What do you measure?

How do you know if you are doing a good job? It probably depends on what your job is. If you run a work station on an assembly line, what can you measure? What should you measure?

  • Throughput – number of items completed per day (more is better, probably)
  • Quality – number of items rejected by downstream quality inspection (fewer is better, probably)

What else could you measure?

  • Percentage of day dedicated to improving the factory line process (more is better? Maybe?)
  • Your own happiness? If you are happy, you might be less inclined to quit, cause disruption/down time, be more productive, recommend your friends to work with you at the factory…

Can you run up your human capital credit line forever without paying it off?

Do those measurands really vary so much among different kinds of jobs? What about your job? Can you measure throughput, quality, percentage of your day spent on things that matter to the long-term success of the enterprise? What about your happiness?

The illusion of progress

We often change our behavior based on how our personal performance is measured. Shouldn’t this be the case?
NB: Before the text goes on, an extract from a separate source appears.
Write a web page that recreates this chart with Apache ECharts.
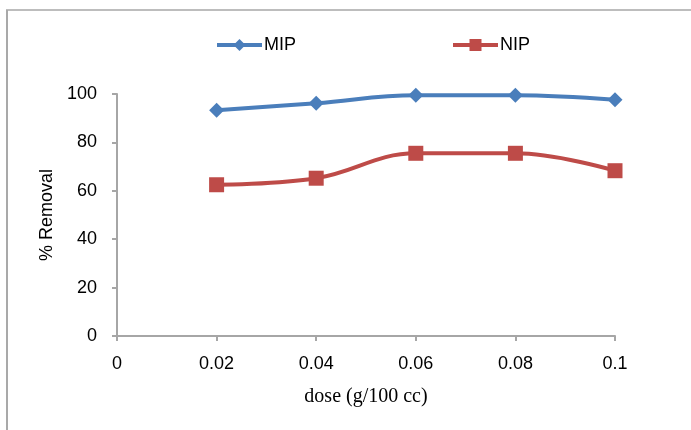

Let’s say you are a project manager, and your project can be boiled down to this simple sequence of three serial tasks:

TASK A -> TASK B -> TASK C -> (done)

If you meet with your boss every day, and your boss asks you one question, what should that question be? Let’s try this one: “Has TASK C started yet?” Imagine hearing that every day from your boss… wouldn’t you want to start TASK C as soon as possible? Does that make sense? What if TASK A isn’t even done?

One way to respond to this is to start TASK C prematurely so you can confidently say “Yes!” one day. What could possibly go wrong? The team that performs TASK C will start doing something, but will be at risk of starting over once TASK B is finally complete. Won’t that drive up the overall cost of the project? What if you are faced with the projected cost overrun, and decide to spend money slower? Now you’re faced with increased cost and schedule delays.

How about this daily question: “Do you need help to deliver ahead of schedule?”

All you need is love

So what about measuring happiness? Does that matter? If all the project management fundamentals are in place, then yes. Getting your project in good shape requires a solid grasp of how to manage projects, but keeping it in good shape requires you to keep your team in good shape. Happiness, satisfaction, work/life balance, whatever you want to call it, it matters.

Coming in ahead of schedule and under budget is great, but what if low cost in dollars is masking a high cost in human capital? Can you run up your human capital credit line forever without paying it off?